Изменить размер шрифта - +
Пожалуй, он все время носил за плечами двадцать три тени. Василю непостижимо, как тот мог сохранять видимое спокойствие, никогда и нигде не сорвался, не выдал себя. Наверное, боялся учинить новую беду, подвести отряд. Большая сила таилась в этой душе, большое горе поселилось в ней.

А тени… У него действительно не было времени оглядываться на них, он шел под пули, и они не успевали за ним. И вот теперь… Уже нет впереди врага, и настало время, когда он должен был оглянуться, когда уже не мог не стать с ними лицом к лицу. Стал… и зашатался. Он ничего не мог сказать им. Каждого из них, когда он еще был не тенью, а человеком, хорошо знал: с одним пахал, у другого одалживал косу, третьему когда-то помогал сгребать сено. Со всеми в свое время разговаривал и теперь не мог прервать начавшегося разговора. И с этого мгновения понял: пойдет он по свету, и они пойдут рядом, и так будут идти всю жизнь, и приходить станут на праздники, и будут укладываться спать, и качать его детей, если они у него когда-нибудь будут.

А почему? А за что?

Василь даже душой рванулся, отвечая мысленно за Тимоша, заслоняя его от тех теней. И сразу же сник, понурился. Понял, что не в его это силах. И ни в чьих.

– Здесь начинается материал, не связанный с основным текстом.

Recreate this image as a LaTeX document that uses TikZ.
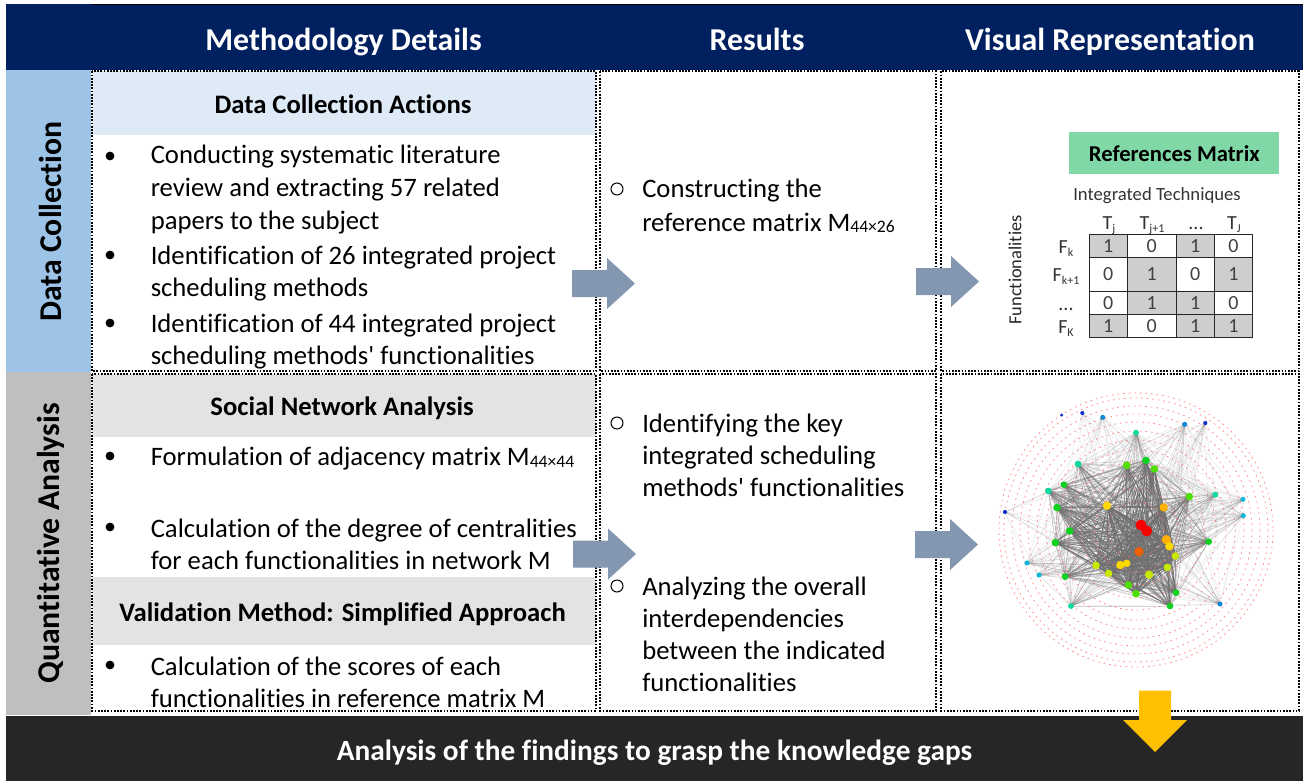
\documentclass[tikz,border=0pt]{standalone}
\usepackage{fontspec}
\setmainfont{Carlito}[Ligatures={TeXOff,CommonOff}]
\definecolor{navy}{HTML}{002060}
\definecolor{dark}{HTML}{262626}
\definecolor{sideblue}{HTML}{9DC3E6}
\definecolor{sidegray}{HTML}{BFBFBF}
\definecolor{barblue}{HTML}{DEEAF6}
\definecolor{bargray}{HTML}{E3E3E3}
\definecolor{arrowblue}{HTML}{8497B0}
\definecolor{gold}{HTML}{FFC000}
\definecolor{mint}{HTML}{7FD8A6}
\definecolor{cellgray}{HTML}{CFCDCD}
\definecolor{nb}{HTML}{1030C8}
\definecolor{nl}{HTML}{1088D8}
\definecolor{nc}{HTML}{10B8D8}
\definecolor{nt}{HTML}{10D8A0}
\definecolor{ng}{HTML}{10D020}
\definecolor{nv}{HTML}{50E000}
\definecolor{nw}{HTML}{C8E800}
\definecolor{ny}{HTML}{FFD800}
\definecolor{nq}{HTML}{FFB000}
\definecolor{no}{HTML}{F06000}
\definecolor{nr}{HTML}{F80000}
\newcommand{\fs}[1]{\fontsize{#1}{#1}\selectfont}
\newcommand{\subt}[1]{\raisebox{-1.5pt}{\fs{13.2}#1}}
\tikzset{
 x=0.75pt,y=-0.75pt,
 head/.style={text=white,font=\fs{23.9}\bfseries,anchor=base},
 cellbox/.style={draw=black!85,line width=0.7pt,inner sep=0,text=black!75,font=\fs{15}},
 dotbox/.style={draw=black,line width=1.5pt,dash pattern=on 1.3pt off 1.1pt},
 bartitle/.style={font=\fs{20}\bfseries,anchor=base,text=black},
 body/.style={font=\fs{20},anchor=base west,inner sep=0,text=black},
 bullet/.style={circle,fill=black,inner sep=0,minimum size=6.6pt},
 ring/.style={draw=red!60,line width=0.65pt,dash pattern=on 1.2pt off 3pt,opacity=.7},
 mlabel/.style={anchor=base,inner sep=0,text=black!80,font=\fs{15}},
}
\pgfmathsetseed{4242}
\begin{document}
\begin{tikzpicture}
\useasboundingbox (0,0) rectangle (1303,781);
\fill[white] (0,0) rectangle (1303,781);
% bands
\fill[navy] (6,4) rectangle (1303,70);
\draw[black,line width=1pt] (92,4.5) -- (1303,4.5);
\fill[sideblue] (6,70) rectangle (91,372);
\fill[sidegray] (6,372) rectangle (91,715);
\fill[barblue] (92,71) rectangle (596,135);
\fill[bargray] (92,374) rectangle (596,437);
\fill[bargray] (92,577) rectangle (596,645);
\fill[dark] (6,716) rectangle (1303,781);
% dotted boxes
\draw[dotbox] (92,71.5) rectangle (596,371);
\draw[dotbox] (600,71.5) rectangle (936,371);
\draw[dotbox] (941,71.5) rectangle (1299,371);
\draw[dotbox] (92,374) rectangle (596,710.5);
\draw[dotbox] (600,374) rectangle (936,710.5);
\draw[dotbox] (941,374) rectangle (1299,710.5);
% headers
\node[head] (h1) at (343.5,51) {Methodology Details};
\node[head] (h2) at (757,51) {Results};
\node[head] (h3) at (1110,51) {Visual Representation};
\node[font=\fs{23.8}\bfseries,rotate=90,text=black] (s1) at (50.5,221.5) {Data Collection};
\node[font=\fs{23.8}\bfseries,rotate=90,text=black] (s2) at (50.5,543.5) {Quantitative Analysis};
\node[head,font=\fs{22}\bfseries] (foot) at (654.5,760) {Analysis of the findings to grasp the knowledge gaps};
% bar titles
\node[bartitle] (b1) at (343,114) {Data Collection Actions};
\node[bartitle] (b2) at (342,415) {Social Network Analysis};
\node[bartitle] (b3) at (342.5,621) {Validation Method: Simplified Approach};
% left column text
\foreach \nm/\y/\t in {a/164/{Conducting systematic literature},
 b/197/{review and extracting 57 related},
 c/229/{papers to the subject},
 d/264/{Identification of 26 integrated project},
 e/296/{scheduling methods},
 f/332/{Identification of 44 integrated project},
 g/364/{scheduling methods' functionalities},
 i/465/{Formulation of adjacency matrix M\subt{44×44}},
 j/537/{Calculation of the degree of centralities},
 k/569/{for each functionalities in network M},
 l/675/{Calculation of the scores of each},
 m/707/{functionalities in reference matrix M}}
 \node[body] (t\nm) at (150.5,\y) {\t};
\foreach \nm/\y in {a/156,d/255,f/323,i/456,j/527,l/665}
 \node[bullet] (p\nm) at (110,\y) {};
% results
\foreach \nm/\y/\t in {a/198/{Constructing the},
 b/231/{reference matrix M\subt{44×26}},
 c/432/{Identifying the key},
 d/464/{integrated scheduling},
 e/496/{methods' functionalities},
 f/595/{Analyzing the overall},
 g/627/{interdependencies},
 h/659/{between the indicated},
 i/691/{functionalities}}
 \node[body] (r\nm) at (642,\y) {\t};
\foreach \nm/\y in {a/189,c/423,f/586}
 \node[circle,draw=black,line width=0.75pt,inner sep=0,minimum size=9pt] (q\nm) at (617,\y) {};
% arrows
\foreach \nm/\x/\y in {a/572/283.5,b/573/554,c/916/281.5,d/915/544.5}
 \fill[arrowblue] (\x,\y-13.5) -- ++(35,0) -- ++(0,-12) -- ++(28,25.5) -- ++(-28,25.5) -- ++(0,-12) -- ++(-35,0) -- cycle;
% reference matrix
\node[fill=mint,font=\fs{17}\bfseries,inner sep=0,minimum width=157.5pt,minimum height=31.5pt,text=black] (rm) at (1174.3,153.3) {\raisebox{-0.8pt}{References Matrix}};
\node[font=\fs{14},text=black!80,inner sep=0] (it) at (1157,196) {Integrated Techniques};
\node[font=\fs{13.8},text=black!85,rotate=90,inner sep=0] (fn) at (1015,270) {Functionalities};
\foreach \nm/\xa/\xb/\ya/\yb/\f/\v in {
 a/1089.3/1127.3/234.3/257.7/cellgray/1,b/1127.3/1176/234.3/257.7/white/0,c/1176/1214.3/234.3/257.7/cellgray/1,d/1214.3/1252.7/234.3/257.7/white/0,
 e/1089.3/1127.3/257.7/291/white/0,f/1127.3/1176/257.7/291/cellgray/1,g/1176/1214.3/257.7/291/white/0,h/1214.3/1252.7/257.7/291/cellgray/1,
 i/1089.3/1127.3/291/314.3/white/0,j/1127.3/1176/291/314.3/cellgray/1,k/1176/1214.3/291/314.3/cellgray/1,l/1214.3/1252.7/291/314.3/white/0,
 m/1089.3/1127.3/314.3/337.7/cellgray/1,n/1127.3/1176/314.3/337.7/white/0,o/1176/1214.3/314.3/337.7/cellgray/1,p/1214.3/1252.7/314.3/337.7/cellgray/1}
{
 \pgfmathsetmacro{\cx}{(\xa+\xb)/2}\pgfmathsetmacro{\cy}{(\ya+\yb)/2}
 \pgfmathsetmacro{\cw}{(\xb-\xa)*0.75}\pgfmathsetmacro{\chh}{(\yb-\ya)*0.75}
 \node[cellbox,fill=\f,minimum width=\cw pt,minimum height=\chh pt] (c\nm) at (\cx,\cy) {\v};
}
\newcommand{\subl}[2]{#1\raisebox{-2.5pt}{\fs{9}#2}}
\foreach \nm/\x/\t in {a/1109/{\subl{T}{j}},b/1152/{\subl{T}{j+1}},c/1196/{...},d/1234/{\subl{T}{J}}}
 \node[mlabel] (ct\nm) at (\x,229) {\t};
\foreach \nm/\y/\t in {a/253/{\subl{F}{k}},b/281/{\subl{F}{k+1}},c/310/{...},d/333/{\subl{F}{K}}}
 \node[mlabel] (rt\nm) at (1066,\y) {\t};
% network nodes
\foreach \n/\x/\y/\c/\d in {
1/305/75/nb/4,2/367/69/nb/5,3/428/82/nl/6,4/528/128/nt/7,5/674/103/nl/6,6/736/99/nb/5,
7/354/222/nt/8,8/500/226/nv/9,9/558/211/ng/9,10/583/237/nv/9,11/265/303/nt/8,12/312/284/ng/8,
13/291/353/ng/9,14/441/347/ny/10,15/611/352/nq/10,16/688/320/nv/9,17/766/314/nt/7,18/849/328/nc/6,
19/850/377/nc/6,20/135/366/nb/5,21/329/423/ng/9,22/286/458/ng/9,23/543/405/nr/13,24/560/423/nr/13,
25/619/449/nq/11,26/628/469/ny/10,27/746/455/ng/8,28/537/485/no/11,29/646/498/nw/9,30/622/532/nw/9,
31/567/554/nw/10,32/481/525/ny/10,33/500/520/ny/9,34/408/526/nw/9,35/446/550/nw/9,36/505/585/nv/9,
37/528/611/nv/9,38/648/608/ng/8,39/630/648/ng/8,40/780/642/nl/6,41/333/648/nt/7,42/315/560/ng/8,
43/237/555/nc/6,44/201/519/nc/6}
{
 \coordinate (n\n) at ({960+\x/3},{390+\y/3});
}
% edges
\def\wts{{0,.0,.3,.5,.75,.55,.5,.8,.92,.95,.95,.85,.85,.92,1,1,.88,.72,.6,.6,.3,.92,.92,1,1,1,1,.85,1,1,1,1,1,1,1,1,.97,.97,.92,.92,.6,.75,.85,.6,.6}}
\foreach \i in {1,...,43}{
 \pgfmathtruncatemacro{\ns}{\i+1}
 \foreach \j in {\ns,...,44}{
  \pgfmathsetmacro{\ww}{\wts[\i]*\wts[\j]}
  \pgfmathtruncatemacro{\keep}{(\ww-rnd*0.8)>0?1:0}
  \pgfmathsetmacro{\oo}{0.16+0.84*\ww*\ww*\ww*\ww*\ww}
  \pgfmathsetmacro{\lw}{0.3+0.42*\ww*\ww*\ww*\ww*\ww}
  \ifnum\keep=1 \draw[black!56,line width=\lw pt,opacity=\oo] (n\i) -- (n\j);\fi
 }
}
% network rings
\foreach \r in {137,132,124,116,108,99,90,80,68,55,42,28}
 \draw[ring] (1136,530) circle[radius=\r];
\foreach \n/\x/\y/\c/\d in {
1/305/75/nb/4,2/367/69/nb/5,3/428/82/nl/6,4/528/128/nt/7,5/674/103/nl/6,6/736/99/nb/5,
7/354/222/nt/8,8/500/226/nv/9,9/558/211/ng/9,10/583/237/nv/9,11/265/303/nt/8,12/312/284/ng/8,
13/291/353/ng/9,14/441/347/ny/10,15/611/352/nq/10,16/688/320/nv/9,17/766/314/nt/7,18/849/328/nc/6,
19/850/377/nc/6,20/135/366/nb/5,21/329/423/ng/9,22/286/458/ng/9,23/543/405/nr/13,24/560/423/nr/13,
25/619/449/nq/11,26/628/469/ny/10,27/746/455/ng/8,28/537/485/no/11,29/646/498/nw/9,30/622/532/nw/9,
31/567/554/nw/10,32/481/525/ny/10,33/500/520/ny/9,34/408/526/nw/9,35/446/550/nw/9,36/505/585/nv/9,
37/528/611/nv/9,38/648/608/ng/8,39/630/648/ng/8,40/780/642/nl/6,41/333/648/nt/7,42/315/560/ng/8,
43/237/555/nc/6,44/201/519/nc/6}
{
 \fill[\c] (n\n) circle[radius=\d*0.42];
}
% gold arrow
\fill[gold] (1139,690.5) -- (1171,690.5) -- (1171,720) -- (1187,720) -- (1155,752) -- (1123,720) -- (1139,720) -- cycle;
\end{tikzpicture}
\end{document}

И еще раз подумал, что Тимош — человек очень высокой души, ведь за все это время он не перешел никому дорогу, не испортил жизни, даже настроения, жил так, словно бы и не думал ни о чем, кроме отряда, кроме друзей. И охранял их любовь под вербами, и рубил на пеньке табачные корешки на махорку коротким и острым сапожным ножом.

И пригасли на мгновение собственные боли, и показался сам себе ограниченным, недалеким. И еще понял, что ничем не сможет помочь Тимошу.

— Разве ты думал об этом, когда стрелял, — вздохнул.

Тимош не ответил, он не искал утешения.

— Заживет рана на плече, снова пойдешь на фронт, — сказал и понял, что сказал что-то не то, сел рядом с Тимошем и обнял за могучие плечи. А в горле стоял давящий клубок, и он боялся произнести слово, чтобы не заплакать. Ему стало неизъяснимо жаль друга, почему-то жаль и себя, и немного страшно. Вот пришло к Тимошу то, чего он боялся, что хотел забыть, что должно бы лежать, присыпанное пеплом. И, видно, теперь не отступится. А ко всем ли приходит в гости черное прошлое? Что, если оно придет и к нему? И долго ли будет навещать их война? Год, два? Всю жизнь? Тимоша, пожалуй, всю жизнь. А его? Марийку?

Этого он не знал. Только улавливал в самих мыслях о будущем какое-то предостережение, поспешно убегал от него. И не мог убежать до конца. Вышел от Тимоша с тяжелым сердцем и тяжелыми мыслями.

…Василь лежал на кровати одетый, в сапогах, курил. И думал о Тимоше, который так и не сказал ему ничего утешительного, думал о себе, о Марийке. И все было так сложно, так горько, и такая лежала на душе тяжесть, что страшно было даже шевельнуться. И однако в этой горечи что-то жгло и светилось, и тот свет был хоть и мучительный, но и жизнеутверждающий, к нему тянулась мысль, порывалось сердце, им держалась жизнь.

На табурете возле него — мелко накрошенная в консервной банке махорка, рядом — куча окурков. Врач, который позавчера просвечивал Василя рентгеном, сказал, чтобы он бросил курить.

«Затемнение верхушек легких, молодой человек. А при нынешних харчах может привести к чахотке».

Осмотрев ногу, хотел оставить Василя в госпитале, а когда тот не согласился, выписал какую-то мазь и сказал, что хорошо бы Василю поехать на грязи. На что Василь хмуро пошутил, что грязи у них хоть отбавляй, целое урочище, так и называется — Топи. Последнюю неделю ногу жгло немилосердно, ее он и ездил просвечивать в военный госпиталь. Семьдесят километров до Чернигова добирался поездом четыре дня. Если бы мог идти, пешком дошел бы вдвое быстрее. Назад приехал попутной военной машиной. Нога беспокоила сильно, из-за нее не знал, что делать дальше.